** What you will do **
A verbatim copy of the records is required, with all pictures left out.

** Records provided **
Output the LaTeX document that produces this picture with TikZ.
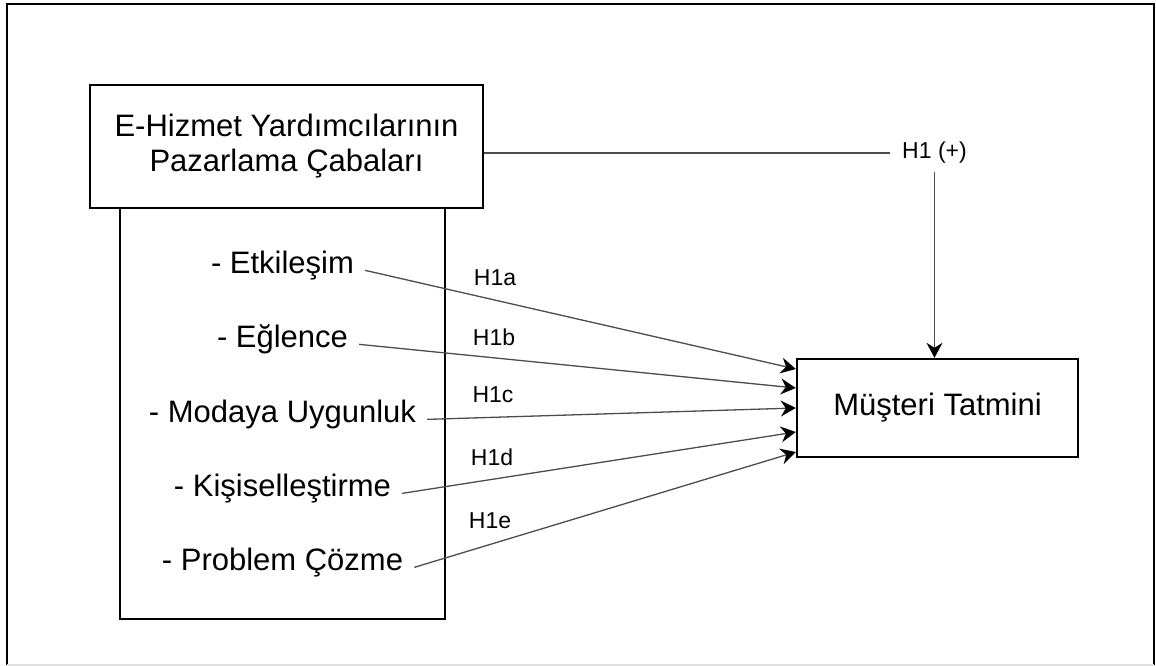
\documentclass[tikz,border=0pt]{standalone}
\usepackage{fontspec}
\setmainfont{Liberation Sans}
\usetikzlibrary{positioning,arrows.meta,calc}
\tikzset{
  bigbox/.style={draw,line width=2.4pt,inner sep=0pt,align=center,font=\fontsize{31}{35}\selectfont},
  dimtext/.style={anchor=base,inner ysep=0pt,inner xsep=11pt,font=\fontsize{31}{35}\selectfont},
  hlabel/.style={inner sep=0pt,font=\fontsize{23}{27}\selectfont},
  link/.style={draw=black!70,line width=1.3pt},
  every edge/.style={link,-{Stealth[length=15pt,width=16pt,inset=5pt,color=black]}},
}
\begin{document}
\begin{tikzpicture}[x=1pt,y=-1pt]
\useasboundingbox (0,0) rectangle (1156,666);

% frame
\draw[line width=2.2pt] (7,665) -- (7,4) -- (1154,4) -- (1154,665);
\draw[black!12,line width=1.5pt] (7,665) -- (1154,665);

% left side
\node[bigbox,minimum width=325pt,minimum height=411pt] (dims) at (282.5,413.5) {};
\node[bigbox,fill=white,minimum width=393pt,minimum height=123pt] (eh) at (286.5,146.5) {E-Hizmet Yardımcılarının\\Pazarlama Çabaları};

\node[dimtext] (etk) at (282.5,273) {- Etkileşim};
\node[dimtext] (egl) at (282.5,347) {- Eğlence};
\node[dimtext] (mod) at (282.5,422) {- Modaya Uygunluk};
\node[dimtext] (kis) at (282.5,496) {- Kişiselleştirme};
\node[dimtext] (pro) at (282.5,570) {- Problem Çözme};

% right side
\node[bigbox,minimum width=281pt,minimum height=98pt] (mt) at (937.5,408) {Müşteri Tatmini};
\node[hlabel,inner xsep=12pt,inner ysep=8pt] (h1) at (934.5,153) {H1 (+)};

\node[hlabel] (h1a) at (495,277.5) {H1a};
\node[hlabel] (h1b) at (494,337) {H1b};
\node[hlabel] (h1c) at (493,395) {H1c};
\node[hlabel] (h1d) at (492,457) {H1d};
\node[hlabel] (h1e) at (490,521) {H1e};

\draw[link] (h1.west -| eh.east) -- (h1.west);
\path
(h1.south) edge (h1.south |- mt.north)
(etk.mid east) edge ($(mt.west)+(0,-39)$)
(egl.mid east) edge ($(mt.west)+(0,-20)$)
(mod.mid east) edge ($(mt.west)+(0,0)$)
(kis.mid east) edge ($(mt.west)+(0,24)$)
(pro.mid east) edge ($(mt.west)+(0,44)$);

\end{tikzpicture}
\end{document}
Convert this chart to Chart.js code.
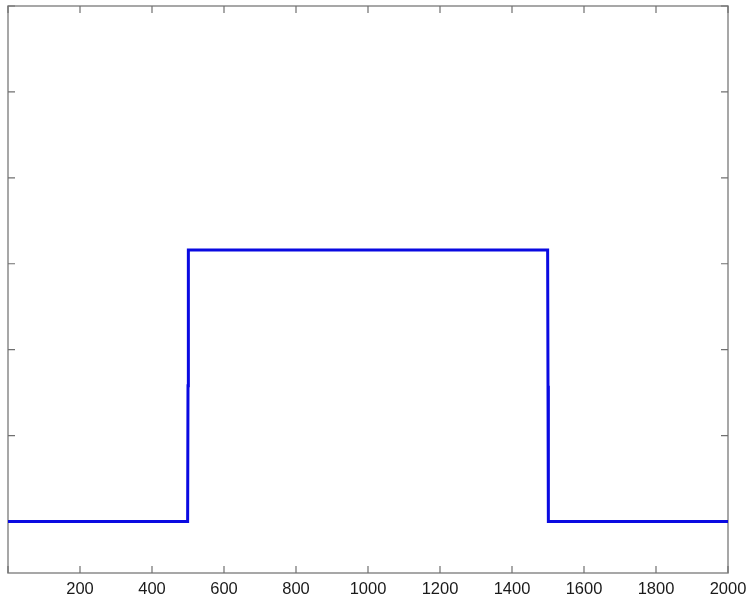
<!DOCTYPE html>
<html>
<head>
<meta charset="utf-8">
<script src="https://cdn.jsdelivr.net/npm/chart.js@4.4.1/dist/chart.umd.min.js"></script>
<style>
  html, body { margin: 0; padding: 0; background: #fff; }
  #wrap { width: 746px; height: 597px; }
</style>
</head>
<body>
<div id="wrap"><canvas id="grafico"></canvas></div>
<script>
// rectangular pulse
var xVals = [0, 499, 500, 501, 1499, 1500, 1501, 2000];
var yVals = [0, 0, 1.58, 3.16, 3.16, 1.58, 0, 0];
var xTicks = [0, 200, 400, 600, 800, 1000, 1200, 1400, 1600, 1800, 2000];
var yTicks = [0, 1, 2, 3, 4, 5, 6];

var puntos = xVals.map(function(x, i){ return {x: x, y: yVals[i]}; });

//--------------------------------------------------------------------------------------
// caja y marcas hacia adentro (estilo matlab)
//--------------------------------------------------------------------------------------
var cajaPlugin = {
  id: 'caja',
  beforeDatasetsDraw: function(chart){
    var ctx = chart.ctx, a = chart.chartArea;
    var sx = chart.scales.x, sy = chart.scales.y;
    var len = 7;
    ctx.save();
    ctx.strokeStyle = '#8a8a8a';
    ctx.lineWidth = 1.5;
    ctx.strokeRect(a.left, a.top, a.right - a.left, a.bottom - a.top);
    ctx.strokeStyle = '#707070';
    ctx.lineWidth = 1.2;
    ctx.beginPath();
    xTicks.forEach(function(v){
      var px = sx.getPixelForValue(v);
      ctx.moveTo(px, a.bottom); ctx.lineTo(px, a.bottom - len);
      ctx.moveTo(px, a.top); ctx.lineTo(px, a.top + len);
    });
    yTicks.forEach(function(v){
      var py = sy.getPixelForValue(v);
      ctx.moveTo(a.left, py); ctx.lineTo(a.left + len, py);
      ctx.moveTo(a.right, py); ctx.lineTo(a.right - len, py);
    });
    ctx.stroke();
    ctx.restore();
  }
};

var ctx = document.getElementById('grafico').getContext('2d');
var grafico = new Chart(ctx, {
  type: 'scatter',
  data: {
    datasets: [{
      data: puntos,
      showLine: true,
      borderColor: 'rgb(10, 10, 225)',
      borderWidth: 3,
      pointRadius: 0,
      tension: 0,
      borderJoinStyle: 'miter',
      fill: false
    }]
  },
  options: {
    responsive: true,
    maintainAspectRatio: false,
    animation: false,
    layout: { padding: { left: 8, right: 18, top: 6, bottom: 0 } },
    plugins: {
      legend: { display: false },
      tooltip: { enabled: false }
    },
    scales: {
      x: {
        type: 'linear',
        min: 0,
        max: 2000,
        afterBuildTicks: function(s){ s.ticks = xTicks.map(function(v){ return {value: v}; }); },
        afterFit: function(s){ s.paddingLeft = 0; s.paddingRight = 0; s.height = 24; },
        grid: { display: false, drawTicks: false },
        border: { display: false },
        ticks: {
          maxRotation: 0,
          autoSkip: false,
          padding: 7,
          color: '#1a1a1a',
          font: { family: 'Liberation Sans', size: 16.5 },
          callback: function(v){ return v === 0 ? '' : v; }
        }
      },
      y: {
        type: 'linear',
        min: -0.6,
        max: 6,
        afterBuildTicks: function(s){ s.ticks = yTicks.map(function(v){ return {value: v}; }); },
        afterFit: function(s){ s.width = 0; },
        grid: { display: false, drawTicks: false },
        border: { display: false },
        ticks: { display: false }
      }
    }
  },
  plugins: [cajaPlugin]
});
</script>
</body>
</html>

** Complete response **
Output the LaTeX document that produces this picture with TikZ.
\documentclass[tikz,border=0pt]{standalone}
\usepackage{fontspec}
\setmainfont{Liberation Sans}
\usetikzlibrary{positioning,arrows.meta,calc}
\tikzset{
  bigbox/.style={draw,line width=2.4pt,inner sep=0pt,align=center,font=\fontsize{31}{35}\selectfont},
  dimtext/.style={anchor=base,inner ysep=0pt,inner xsep=11pt,font=\fontsize{31}{35}\selectfont},
  hlabel/.style={inner sep=0pt,font=\fontsize{23}{27}\selectfont},
  link/.style={draw=black!70,line width=1.3pt},
  every edge/.style={link,-{Stealth[length=15pt,width=16pt,inset=5pt,color=black]}},
}
\begin{document}
\begin{tikzpicture}[x=1pt,y=-1pt]
\useasboundingbox (0,0) rectangle (1156,666);

% frame
\draw[line width=2.2pt] (7,665) -- (7,4) -- (1154,4) -- (1154,665);
\draw[black!12,line width=1.5pt] (7,665) -- (1154,665);

% left side
\node[bigbox,minimum width=325pt,minimum height=411pt] (dims) at (282.5,413.5) {};
\node[bigbox,fill=white,minimum width=393pt,minimum height=123pt] (eh) at (286.5,146.5) {E-Hizmet Yardımcılarının\\Pazarlama Çabaları};

\node[dimtext] (etk) at (282.5,273) {- Etkileşim};
\node[dimtext] (egl) at (282.5,347) {- Eğlence};
\node[dimtext] (mod) at (282.5,422) {- Modaya Uygunluk};
\node[dimtext] (kis) at (282.5,496) {- Kişiselleştirme};
\node[dimtext] (pro) at (282.5,570) {- Problem Çözme};

% right side
\node[bigbox,minimum width=281pt,minimum height=98pt] (mt) at (937.5,408) {Müşteri Tatmini};
\node[hlabel,inner xsep=12pt,inner ysep=8pt] (h1) at (934.5,153) {H1 (+)};

\node[hlabel] (h1a) at (495,277.5) {H1a};
\node[hlabel] (h1b) at (494,337) {H1b};
\node[hlabel] (h1c) at (493,395) {H1c};
\node[hlabel] (h1d) at (492,457) {H1d};
\node[hlabel] (h1e) at (490,521) {H1e};

\draw[link] (h1.west -| eh.east) -- (h1.west);
\path
(h1.south) edge (h1.south |- mt.north)
(etk.mid east) edge ($(mt.west)+(0,-39)$)
(egl.mid east) edge ($(mt.west)+(0,-20)$)
(mod.mid east) edge ($(mt.west)+(0,0)$)
(kis.mid east) edge ($(mt.west)+(0,24)$)
(pro.mid east) edge ($(mt.west)+(0,44)$);

\end{tikzpicture}
\end{document}
Convert this chart to Chart.js code.
<!DOCTYPE html>
<html>
<head>
<meta charset="utf-8">
<script src="https://cdn.jsdelivr.net/npm/chart.js@4.4.1/dist/chart.umd.min.js"></script>
<style>
  html, body { margin: 0; padding: 0; background: #fff; }
  #wrap { width: 746px; height: 597px; }
</style>
</head>
<body>
<div id="wrap"><canvas id="grafico"></canvas></div>
<script>
// rectangular pulse
var xVals = [0, 499, 500, 501, 1499, 1500, 1501, 2000];
var yVals = [0, 0, 1.58, 3.16, 3.16, 1.58, 0, 0];
var xTicks = [0, 200, 400, 600, 800, 1000, 1200, 1400, 1600, 1800, 2000];
var yTicks = [0, 1, 2, 3, 4, 5, 6];

var puntos = xVals.map(function(x, i){ return {x: x, y: yVals[i]}; });

//--------------------------------------------------------------------------------------
// caja y marcas hacia adentro (estilo matlab)
//--------------------------------------------------------------------------------------
var cajaPlugin = {
  id: 'caja',
  beforeDatasetsDraw: function(chart){
    var ctx = chart.ctx, a = chart.chartArea;
    var sx = chart.scales.x, sy = chart.scales.y;
    var len = 7;
    ctx.save();
    ctx.strokeStyle = '#8a8a8a';
    ctx.lineWidth = 1.5;
    ctx.strokeRect(a.left, a.top, a.right - a.left, a.bottom - a.top);
    ctx.strokeStyle = '#707070';
    ctx.lineWidth = 1.2;
    ctx.beginPath();
    xTicks.forEach(function(v){
      var px = sx.getPixelForValue(v);
      ctx.moveTo(px, a.bottom); ctx.lineTo(px, a.bottom - len);
      ctx.moveTo(px, a.top); ctx.lineTo(px, a.top + len);
    });
    yTicks.forEach(function(v){
      var py = sy.getPixelForValue(v);
      ctx.moveTo(a.left, py); ctx.lineTo(a.left + len, py);
      ctx.moveTo(a.right, py); ctx.lineTo(a.right - len, py);
    });
    ctx.stroke();
    ctx.restore();
  }
};

var ctx = document.getElementById('grafico').getContext('2d');
var grafico = new Chart(ctx, {
  type: 'scatter',
  data: {
    datasets: [{
      data: puntos,
      showLine: true,
      borderColor: 'rgb(10, 10, 225)',
      borderWidth: 3,
      pointRadius: 0,
      tension: 0,
      borderJoinStyle: 'miter',
      fill: false
    }]
  },
  options: {
    responsive: true,
    maintainAspectRatio: false,
    animation: false,
    layout: { padding: { left: 8, right: 18, top: 6, bottom: 0 } },
    plugins: {
      legend: { display: false },
      tooltip: { enabled: false }
    },
    scales: {
      x: {
        type: 'linear',
        min: 0,
        max: 2000,
        afterBuildTicks: function(s){ s.ticks = xTicks.map(function(v){ return {value: v}; }); },
        afterFit: function(s){ s.paddingLeft = 0; s.paddingRight = 0; s.height = 24; },
        grid: { display: false, drawTicks: false },
        border: { display: false },
        ticks: {
          maxRotation: 0,
          autoSkip: false,
          padding: 7,
          color: '#1a1a1a',
          font: { family: 'Liberation Sans', size: 16.5 },
          callback: function(v){ return v === 0 ? '' : v; }
        }
      },
      y: {
        type: 'linear',
        min: -0.6,
        max: 6,
        afterBuildTicks: function(s){ s.ticks = yTicks.map(function(v){ return {value: v}; }); },
        afterFit: function(s){ s.width = 0; },
        grid: { display: false, drawTicks: false },
        border: { display: false },
        ticks: { display: false }
      }
    }
  },
  plugins: [cajaPlugin]
});
</script>
</body>
</html>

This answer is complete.